Dopo questa battuta d’arresto, è servito un po’ di tempo per riprendere slancio e coraggio: «I farmaci hanno tanti effetti collaterali, ma pian piano li abbiamo affrontati. Lucrezia ora frequenta il terzo anno di liceo classico, le piace molto studiare. Un tempo diceva che le sarebbe piaciuto studiare medicina, chissà se quello che le è accaduto la spingerà a proseguire in questa direzione. Ha ripreso l’attività sportiva anche se in modo più rilassato, variando le discipline. Si dedica volentieri al nuoto e in particolare a quello sincronizzato, in cui mette a frutto le abilità acquisite nella danza e nel pattinaggio. Il ritorno sulla pista del ghiaccio è stato discontinuo, anche per le sue condizioni di salute, ma questo sport le è rimasto nel cuore».

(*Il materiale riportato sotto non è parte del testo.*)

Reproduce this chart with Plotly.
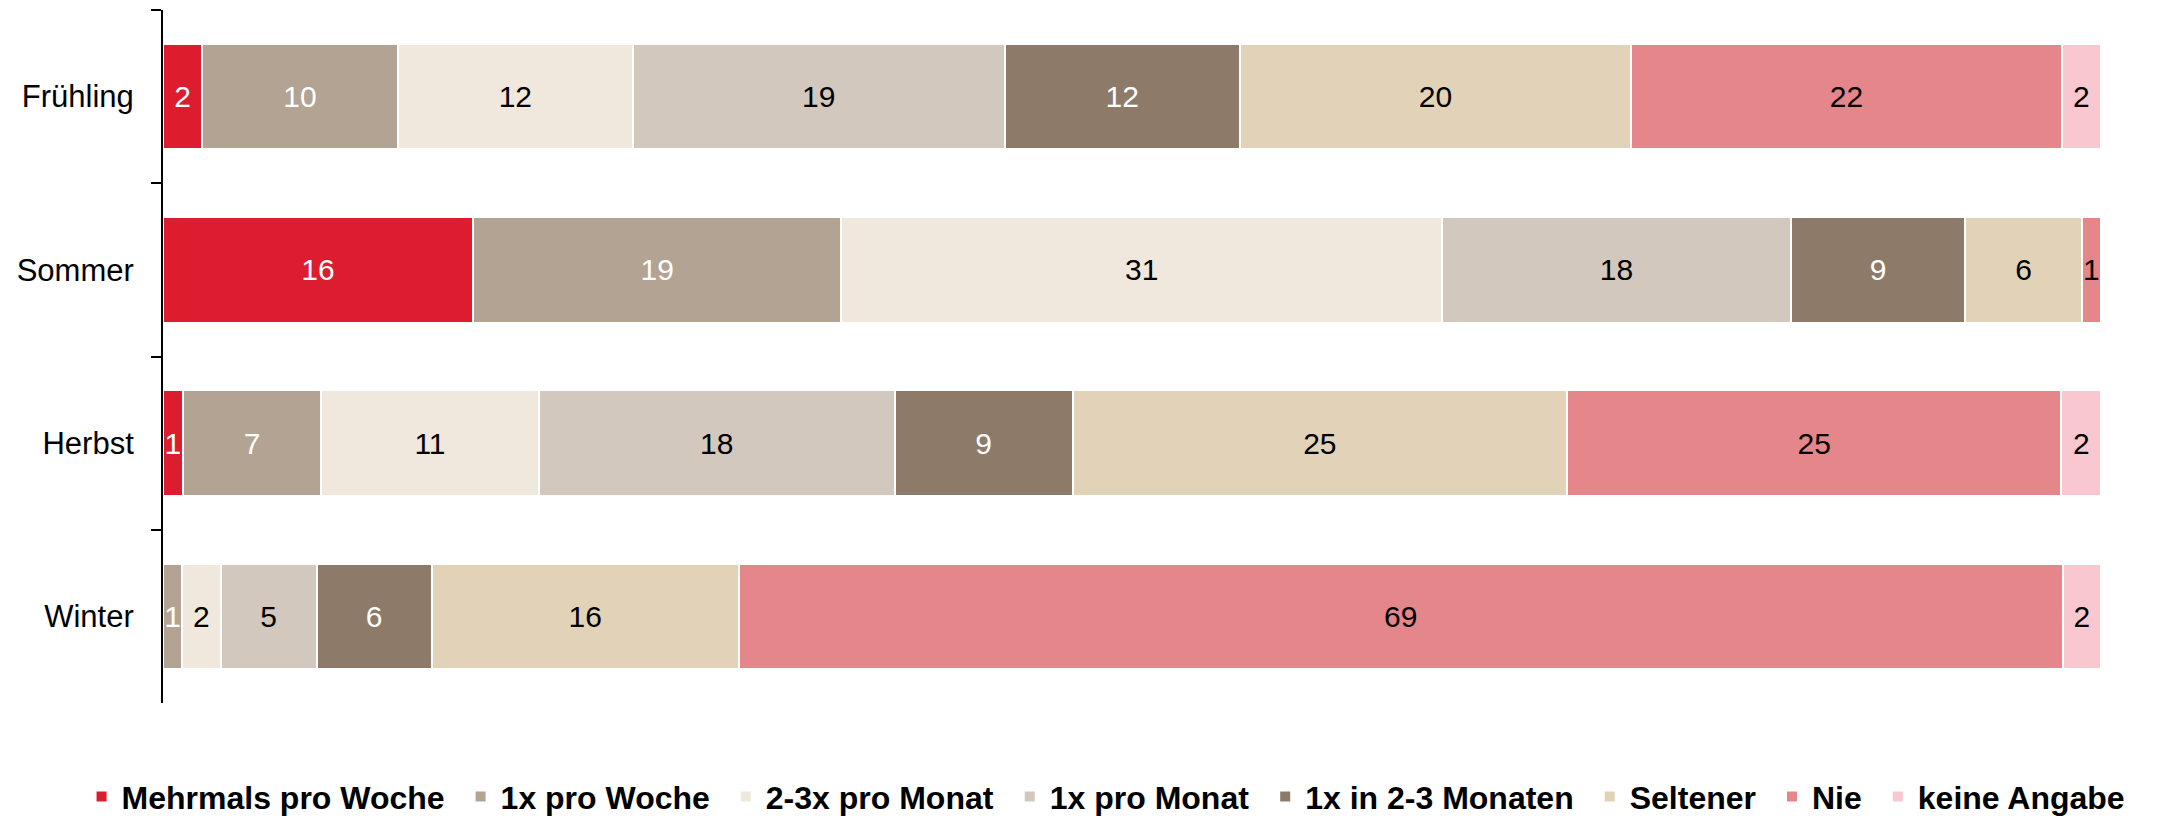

Per Michela, che ora insegna in una scuola superiore, ma da sempre ha una grande passione per la scrittura, raccontare la sua storia in un libro è stato terapeutico: «La parola scritta - sorride - mi dà l’illusione di tenere sotto controllo la vita anche quando va a rotoli. In questo caso mi ha aiutato a ricostruire il nostro percorso. Tutta la famiglia è rimasta segnata da questa vicenda: abbiamo dovuto resistere a un urto terribile, ma siamo rimasti uniti, anche se ognuno ha reagito in modo diverso, non sempre in modo armonico. Il dolore non mi ha incattivito, anzi, mi ha addolcito, anche nel rapporto con i miei studenti. Dopo aver attraversato un’esperienza come questa non si può restare uguali a sé stessi, infatti anche noi siamo cambiati profondamente. Personalmente ho acquistato una consapevolezza acuta della fragilità, ma ho meno paura della mia morte, l’importante è che i miei figli stiano bene. Il senso del nostro passaggio per me è proprio di prenderci cura dei nostri figli. Seguo con interesse l’attività dell’Associazione nazionale malattia di Wilson e gli sviluppi della ricerca. Abbiamo scoperto attraverso le indagini genetiche che il gemello di Lucrezia è portatore sano, ed è stato un sollievo. Mi auguro che il libro possa aiutare a conoscere meglio questa malattia. Più di tutto ho compreso l’importanza della donazione degli organi. Non so nulla del “nostro” donatore, se non che un pezzo importante di questa persona vive in mia figlia. L’abbiamo accolto come parte della famiglia, con rispetto e gratitudine».